The problem >> Starting with the first line below, extract each line through the one that contains "(n10.east) -- (n11.west);", inclusive, excluding pictures.
-- BEGIN --
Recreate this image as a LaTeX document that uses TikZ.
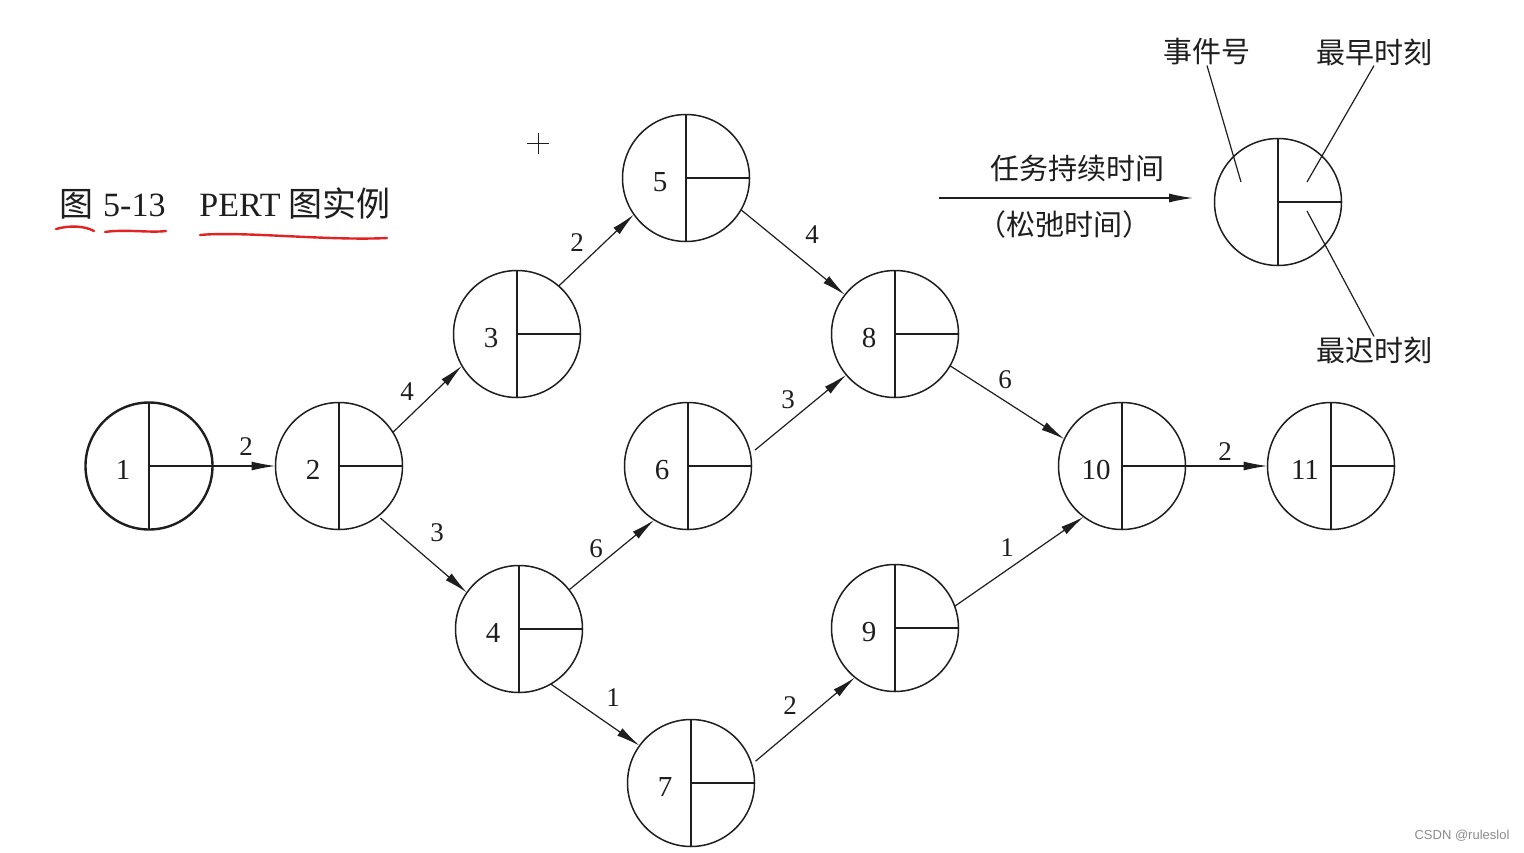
\documentclass[tikz,border=0pt]{standalone}
\usepackage{fontspec}
\setmainfont{Liberation Serif}
\newfontfamily\cjk{Noto Sans CJK SC}
\newfontfamily\wmfont{Liberation Sans}
\usetikzlibrary{arrows.meta}
\definecolor{ink}{RGB}{30,30,30}
\definecolor{pen}{RGB}{225,35,35}
\definecolor{wm}{RGB}{140,140,140}
\newcommand\setfs[1]{\fontsize{#1}{#1}\selectfont}
\tikzset{
  evt/.style={circle, draw=ink, line width=1.5pt, minimum size=127pt, inner sep=0pt, outer sep=0pt},
  evtbold/.style={evt, line width=2.4pt},
  part/.style={draw=ink, line width=1.5pt},
  num/.style={font=\setfs{29pt}, text=ink, inner sep=0pt},
  lbl/.style={font=\setfs{27pt}, text=ink, inner sep=0pt},
  flow/.style={draw=ink, line width=1.2pt, -{Latex[length=24pt,width=9pt]}},
  cjklbl/.style={font=\cjk\setfs{29pt}, text=ink, inner sep=0pt},
  leader/.style={draw=ink, line width=1.2pt},
  redline/.style={draw=pen, line width=2.4pt, line cap=round}
}
\begin{document}
\begin{tikzpicture}[x=1pt, y=-1pt, line join=round]
\fill[white] (0,0) rectangle (1524,852);
\useasboundingbox (0,0) rectangle (1524,852);

% event nodes
\foreach \n/\x/\y/\s in {1/149/466/evtbold, 2/339/466/evt, 3/517/334/evt, 4/519/629/evt,
  5/686/178/evt, 6/688/466/evt, 7/691/783/evt, 8/895/334/evt, 9/895/628/evt,
  10/1122/466/evt, 11/1331/466/evt} {
  \node[\s] (n\n) at (\x,\y) {};
  \draw[part] (n\n.north) -- (n\n.south) (n\n.center) -- (n\n.east);
  \node[num] (t\n) at (\x-26,\y+4) {\n};
}

% activities
\draw[flow] (n1.east) -- (n2.west);
\draw[flow] (n2.32) -- (n3.210);
\draw[flow, shorten <=3pt] (n2.-52) -- (n4.145);
\draw[flow] (n3.49) -- (n5.215);
\draw[flow] (n5.-30) -- (n8.142);
\draw[flow] (n4.38) -- (n6.238);
\draw[flow] (n4.-60) -- (n7.144);
\draw[flow, shorten <=6pt] (n6.11) -- (n8.220);
\draw[flow, shorten <=5pt] (n7.17) -- (n9.231);
\draw[flow] (n8.-30) -- (n10.155);
\draw[flow] (n9.20) -- (n10.233);
\draw[flow] (n10.east) -- (n11.west);

% durations
\node[lbl] (l12) at (246,447) {2};
\node[lbl] (l23) at (407,392) {4};
\node[lbl] (l24) at (437,533) {3};
\node[lbl] (l35) at (577,243) {2};
\node[lbl] (l58) at (812,235) {4};
\node[lbl] (l46) at (596,549) {6};
\node[lbl] (l68) at (788,400) {3};
\node[lbl] (l47) at (613,698) {1};
\node[lbl] (l79) at (790,706) {2};
\node[lbl] (l810) at (1005,380) {6};
\node[lbl] (l910) at (1007,548) {1};
\node[lbl] (l1011) at (1225,452) {2};

% legend
\node[evt] (leg) at (1278,202) {};
\draw[part] (leg.north) -- (leg.south) (leg.center) -- (leg.east);
\coordinate (la) at (939,198);
\coordinate (lb) at (1193,198);
\draw[flow] (la) -- (lb);
\node[cjklbl] (dur) at (1077,168) {任务持续时间};
\node[cjklbl] (slack) at (1064,224) {（松弛时间）};
\node[cjklbl] (evno) at (1207,52) {事件号};
\node[cjklbl] (early) at (1374,52) {最早时刻};
\node[cjklbl] (late) at (1374,350) {最迟时刻};
\coordinate (p1) at (1241,182);
\coordinate (p2) at (1307,182);
\coordinate (p3) at (1307,211);
\draw[leader] (evno.south) -- (p1);
\draw[leader] (early.south) -- (p2);
\draw[leader] (late.north) -- (p3);

% title
\node[anchor=base west, inner sep=0pt, text=ink, font=\setfs{34pt}] (title) at (59,216)
  {{\cjk 图}\hspace{10pt}5-13\hspace{34pt}PERT\hspace{8pt}{\cjk 图实例}};
\draw[redline] (56,229) .. controls (70,225) and (85,226) .. (94,231);
\draw[redline] (105,232) .. controls (125,229) and (150,233) .. (166,231);
\draw[redline] (200,235) .. controls (240,231) and (330,241) .. (387,238);

% cursor mark
\draw[ink, line width=0.9pt] (527,143) -- (549,143) (538,133) -- (538,154);

% watermark
\node[font=\wmfont\setfs{13pt}, text=wm, inner sep=0pt] (wmk) at (1462,836) {CSDN @ruleslol};
\end{tikzpicture}
\end{document}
-- END --
Problem solution >>
Recreate this image as a LaTeX document that uses TikZ.
\documentclass[tikz,border=0pt]{standalone}
\usepackage{fontspec}
\setmainfont{Liberation Serif}
\newfontfamily\cjk{Noto Sans CJK SC}
\newfontfamily\wmfont{Liberation Sans}
\usetikzlibrary{arrows.meta}
\definecolor{ink}{RGB}{30,30,30}
\definecolor{pen}{RGB}{225,35,35}
\definecolor{wm}{RGB}{140,140,140}
\newcommand\setfs[1]{\fontsize{#1}{#1}\selectfont}
\tikzset{
  evt/.style={circle, draw=ink, line width=1.5pt, minimum size=127pt, inner sep=0pt, outer sep=0pt},
  evtbold/.style={evt, line width=2.4pt},
  part/.style={draw=ink, line width=1.5pt},
  num/.style={font=\setfs{29pt}, text=ink, inner sep=0pt},
  lbl/.style={font=\setfs{27pt}, text=ink, inner sep=0pt},
  flow/.style={draw=ink, line width=1.2pt, -{Latex[length=24pt,width=9pt]}},
  cjklbl/.style={font=\cjk\setfs{29pt}, text=ink, inner sep=0pt},
  leader/.style={draw=ink, line width=1.2pt},
  redline/.style={draw=pen, line width=2.4pt, line cap=round}
}
\begin{document}
\begin{tikzpicture}[x=1pt, y=-1pt, line join=round]
\fill[white] (0,0) rectangle (1524,852);
\useasboundingbox (0,0) rectangle (1524,852);

% event nodes
\foreach \n/\x/\y/\s in {1/149/466/evtbold, 2/339/466/evt, 3/517/334/evt, 4/519/629/evt,
  5/686/178/evt, 6/688/466/evt, 7/691/783/evt, 8/895/334/evt, 9/895/628/evt,
  10/1122/466/evt, 11/1331/466/evt} {
  \node[\s] (n\n) at (\x,\y) {};
  \draw[part] (n\n.north) -- (n\n.south) (n\n.center) -- (n\n.east);
  \node[num] (t\n) at (\x-26,\y+4) {\n};
}

% activities
\draw[flow] (n1.east) -- (n2.west);
\draw[flow] (n2.32) -- (n3.210);
\draw[flow, shorten <=3pt] (n2.-52) -- (n4.145);
\draw[flow] (n3.49) -- (n5.215);
\draw[flow] (n5.-30) -- (n8.142);
\draw[flow] (n4.38) -- (n6.238);
\draw[flow] (n4.-60) -- (n7.144);
\draw[flow, shorten <=6pt] (n6.11) -- (n8.220);
\draw[flow, shorten <=5pt] (n7.17) -- (n9.231);
\draw[flow] (n8.-30) -- (n10.155);
\draw[flow] (n9.20) -- (n10.233);
\draw[flow] (n10.east) -- (n11.west);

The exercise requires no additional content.